Directive: Copy, from the entries below, each line where the word "standalone" can be found.
--- Start Raw records ---
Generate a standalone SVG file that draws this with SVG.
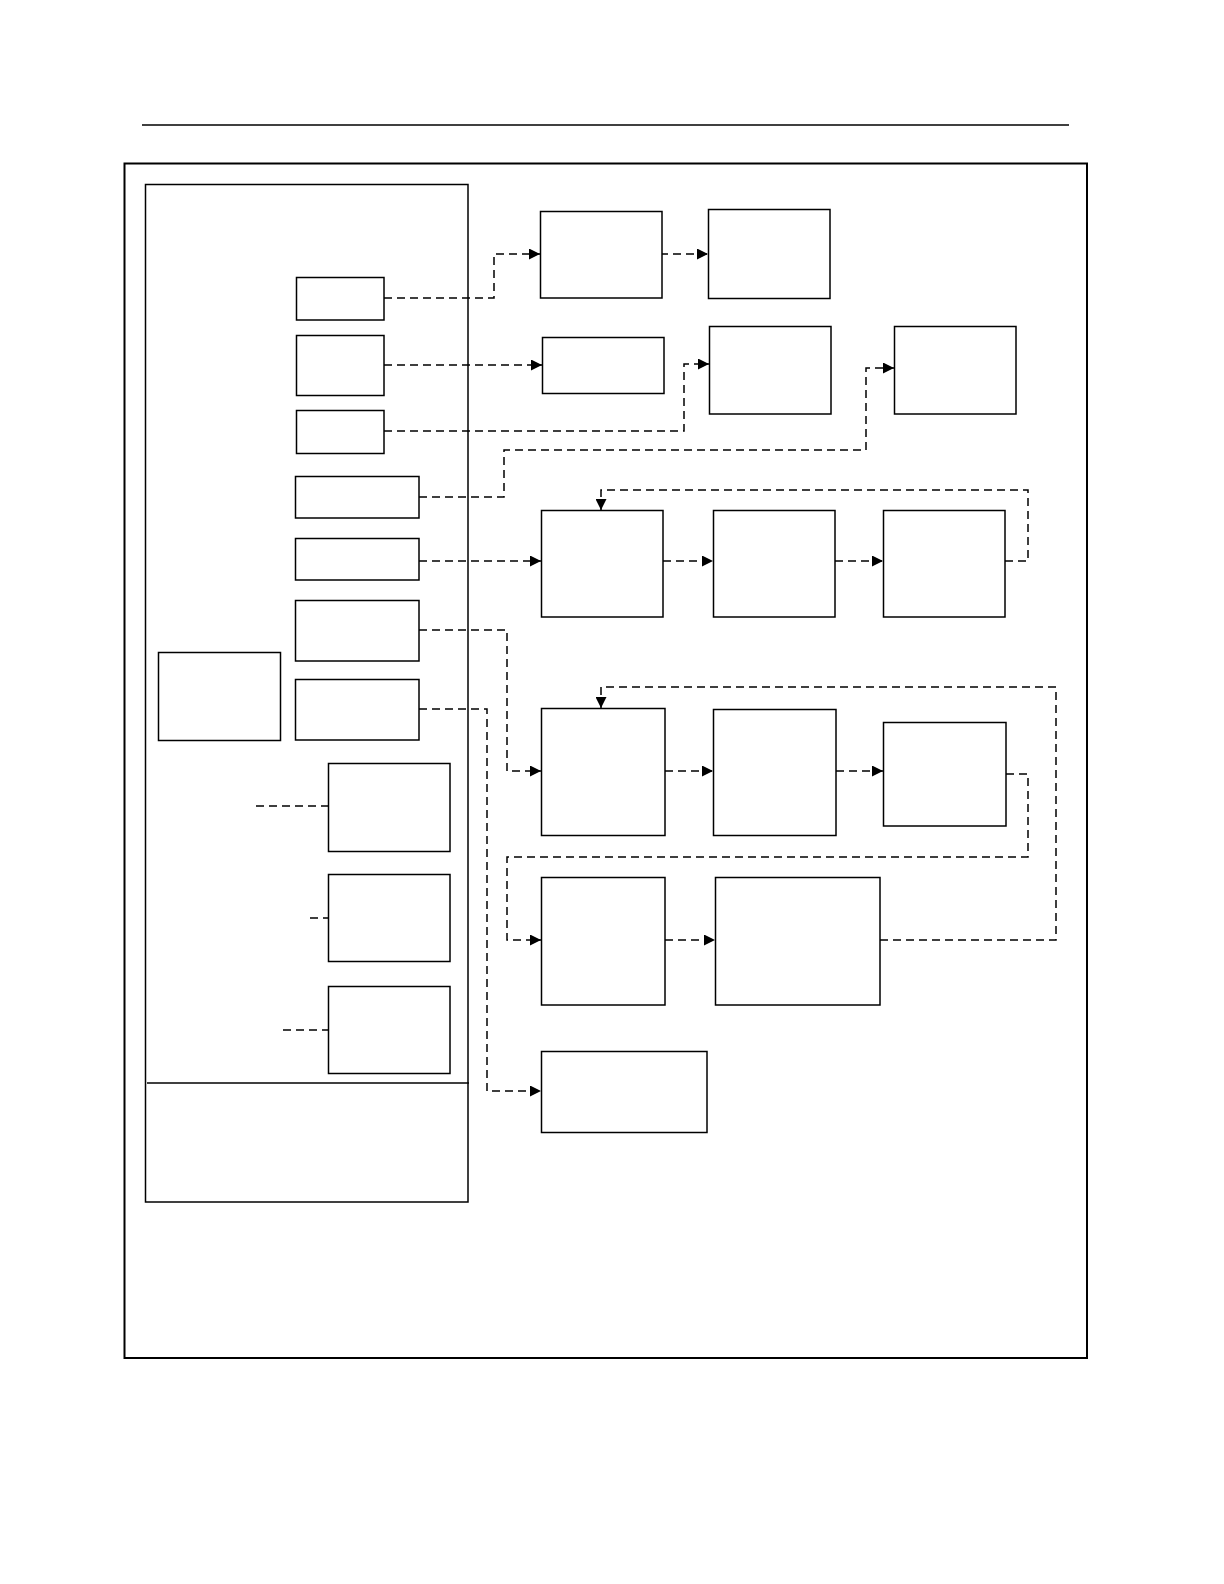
--- End Raw records ---
--- Start Raw records ---
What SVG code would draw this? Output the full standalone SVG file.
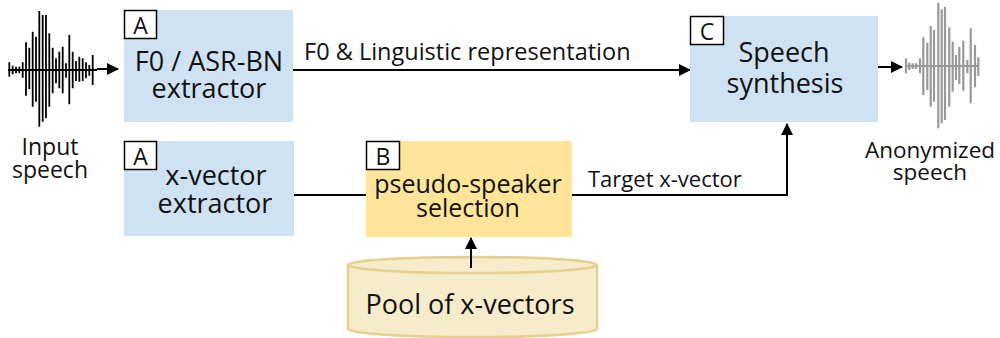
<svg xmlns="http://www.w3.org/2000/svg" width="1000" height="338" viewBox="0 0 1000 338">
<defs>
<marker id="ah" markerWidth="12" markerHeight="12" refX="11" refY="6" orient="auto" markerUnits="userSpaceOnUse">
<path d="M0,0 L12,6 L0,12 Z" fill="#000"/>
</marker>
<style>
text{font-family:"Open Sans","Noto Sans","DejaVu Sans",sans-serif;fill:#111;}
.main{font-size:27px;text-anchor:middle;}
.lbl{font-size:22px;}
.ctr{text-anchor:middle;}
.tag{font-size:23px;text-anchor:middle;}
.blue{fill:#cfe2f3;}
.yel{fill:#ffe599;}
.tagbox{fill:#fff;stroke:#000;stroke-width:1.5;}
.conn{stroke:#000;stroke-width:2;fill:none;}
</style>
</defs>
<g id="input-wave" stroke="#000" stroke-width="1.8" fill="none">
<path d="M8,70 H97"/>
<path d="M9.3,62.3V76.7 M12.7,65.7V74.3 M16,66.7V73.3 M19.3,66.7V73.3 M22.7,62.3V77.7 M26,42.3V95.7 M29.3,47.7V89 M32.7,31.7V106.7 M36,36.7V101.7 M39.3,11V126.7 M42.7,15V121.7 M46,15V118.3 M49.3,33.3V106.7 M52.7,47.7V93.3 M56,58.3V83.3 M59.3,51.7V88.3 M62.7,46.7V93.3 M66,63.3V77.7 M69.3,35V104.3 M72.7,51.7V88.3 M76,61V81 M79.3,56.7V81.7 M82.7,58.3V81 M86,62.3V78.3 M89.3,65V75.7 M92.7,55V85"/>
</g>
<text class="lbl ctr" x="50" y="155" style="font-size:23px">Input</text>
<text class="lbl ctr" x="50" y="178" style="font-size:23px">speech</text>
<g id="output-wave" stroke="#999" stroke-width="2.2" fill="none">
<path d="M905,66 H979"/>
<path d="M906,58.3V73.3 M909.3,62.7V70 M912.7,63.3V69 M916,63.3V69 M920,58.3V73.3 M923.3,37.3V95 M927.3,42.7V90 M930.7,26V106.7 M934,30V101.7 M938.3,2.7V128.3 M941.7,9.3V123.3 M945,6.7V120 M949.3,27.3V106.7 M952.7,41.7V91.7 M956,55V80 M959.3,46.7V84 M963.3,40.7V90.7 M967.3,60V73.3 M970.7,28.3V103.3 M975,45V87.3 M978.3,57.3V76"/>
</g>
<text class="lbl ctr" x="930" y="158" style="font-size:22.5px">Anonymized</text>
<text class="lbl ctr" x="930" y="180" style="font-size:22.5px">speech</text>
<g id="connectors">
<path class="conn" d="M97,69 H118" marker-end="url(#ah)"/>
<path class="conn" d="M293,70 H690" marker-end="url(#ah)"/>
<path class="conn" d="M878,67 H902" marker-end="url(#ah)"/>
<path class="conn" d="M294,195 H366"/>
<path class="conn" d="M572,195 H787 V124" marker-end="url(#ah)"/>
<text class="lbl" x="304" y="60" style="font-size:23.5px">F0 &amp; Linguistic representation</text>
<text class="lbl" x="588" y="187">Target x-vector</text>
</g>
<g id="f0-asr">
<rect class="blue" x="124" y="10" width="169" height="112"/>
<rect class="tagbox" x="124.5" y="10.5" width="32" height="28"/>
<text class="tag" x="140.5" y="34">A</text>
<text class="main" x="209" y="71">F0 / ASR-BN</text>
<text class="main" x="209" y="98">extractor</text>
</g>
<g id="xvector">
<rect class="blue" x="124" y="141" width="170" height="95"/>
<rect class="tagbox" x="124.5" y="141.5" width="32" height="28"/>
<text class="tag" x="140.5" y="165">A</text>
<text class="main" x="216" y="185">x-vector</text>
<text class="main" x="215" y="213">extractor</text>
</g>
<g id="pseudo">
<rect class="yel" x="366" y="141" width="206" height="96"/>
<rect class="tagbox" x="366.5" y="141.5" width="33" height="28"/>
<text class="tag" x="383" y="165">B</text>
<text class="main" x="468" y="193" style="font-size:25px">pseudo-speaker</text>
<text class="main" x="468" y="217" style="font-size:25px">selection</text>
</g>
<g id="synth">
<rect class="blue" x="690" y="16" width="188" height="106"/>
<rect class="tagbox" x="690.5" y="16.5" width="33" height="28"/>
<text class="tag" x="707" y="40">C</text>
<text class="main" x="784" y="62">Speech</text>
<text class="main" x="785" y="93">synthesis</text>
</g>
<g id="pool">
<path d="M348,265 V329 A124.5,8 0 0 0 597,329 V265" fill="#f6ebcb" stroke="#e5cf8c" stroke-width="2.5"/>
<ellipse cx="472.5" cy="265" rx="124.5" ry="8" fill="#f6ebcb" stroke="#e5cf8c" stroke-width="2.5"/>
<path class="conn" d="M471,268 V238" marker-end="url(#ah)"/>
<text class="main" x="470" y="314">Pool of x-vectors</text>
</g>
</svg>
--- End Raw records ---
--- Start Raw records ---
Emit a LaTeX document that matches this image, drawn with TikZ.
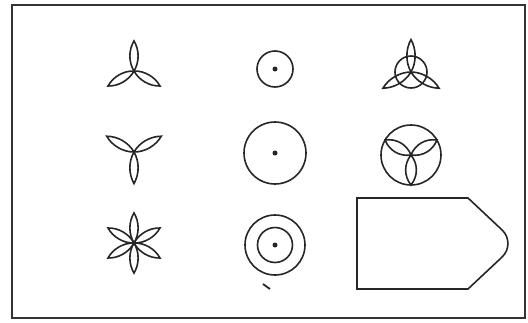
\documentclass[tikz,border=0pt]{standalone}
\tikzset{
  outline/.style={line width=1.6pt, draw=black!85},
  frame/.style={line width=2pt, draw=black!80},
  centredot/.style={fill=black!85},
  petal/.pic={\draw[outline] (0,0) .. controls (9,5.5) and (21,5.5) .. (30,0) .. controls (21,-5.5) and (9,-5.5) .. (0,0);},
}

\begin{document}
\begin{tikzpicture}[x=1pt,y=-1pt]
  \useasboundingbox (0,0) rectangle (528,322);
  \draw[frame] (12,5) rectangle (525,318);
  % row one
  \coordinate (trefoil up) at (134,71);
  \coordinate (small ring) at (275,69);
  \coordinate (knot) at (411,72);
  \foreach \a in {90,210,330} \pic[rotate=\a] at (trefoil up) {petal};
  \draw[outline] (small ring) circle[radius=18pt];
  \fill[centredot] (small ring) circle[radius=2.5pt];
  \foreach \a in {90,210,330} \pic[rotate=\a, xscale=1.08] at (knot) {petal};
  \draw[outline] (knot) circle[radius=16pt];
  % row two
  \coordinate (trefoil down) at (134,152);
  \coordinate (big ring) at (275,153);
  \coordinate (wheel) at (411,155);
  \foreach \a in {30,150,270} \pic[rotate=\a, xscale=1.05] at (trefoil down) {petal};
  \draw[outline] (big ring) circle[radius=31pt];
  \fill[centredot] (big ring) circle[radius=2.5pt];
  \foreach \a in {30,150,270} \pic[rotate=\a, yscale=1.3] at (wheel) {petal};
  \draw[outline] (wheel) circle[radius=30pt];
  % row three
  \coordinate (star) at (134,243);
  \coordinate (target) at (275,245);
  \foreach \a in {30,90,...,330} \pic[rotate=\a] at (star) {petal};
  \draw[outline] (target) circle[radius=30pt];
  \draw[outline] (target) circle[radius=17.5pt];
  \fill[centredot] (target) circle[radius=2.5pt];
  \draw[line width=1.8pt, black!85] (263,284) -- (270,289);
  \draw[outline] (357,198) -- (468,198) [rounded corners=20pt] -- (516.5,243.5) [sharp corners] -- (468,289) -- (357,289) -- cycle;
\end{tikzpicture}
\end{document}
--- End Raw records ---
Written solution:
Generate a standalone SVG file that draws this with SVG.
What SVG code would draw this? Output the full standalone SVG file.
\documentclass[tikz,border=0pt]{standalone}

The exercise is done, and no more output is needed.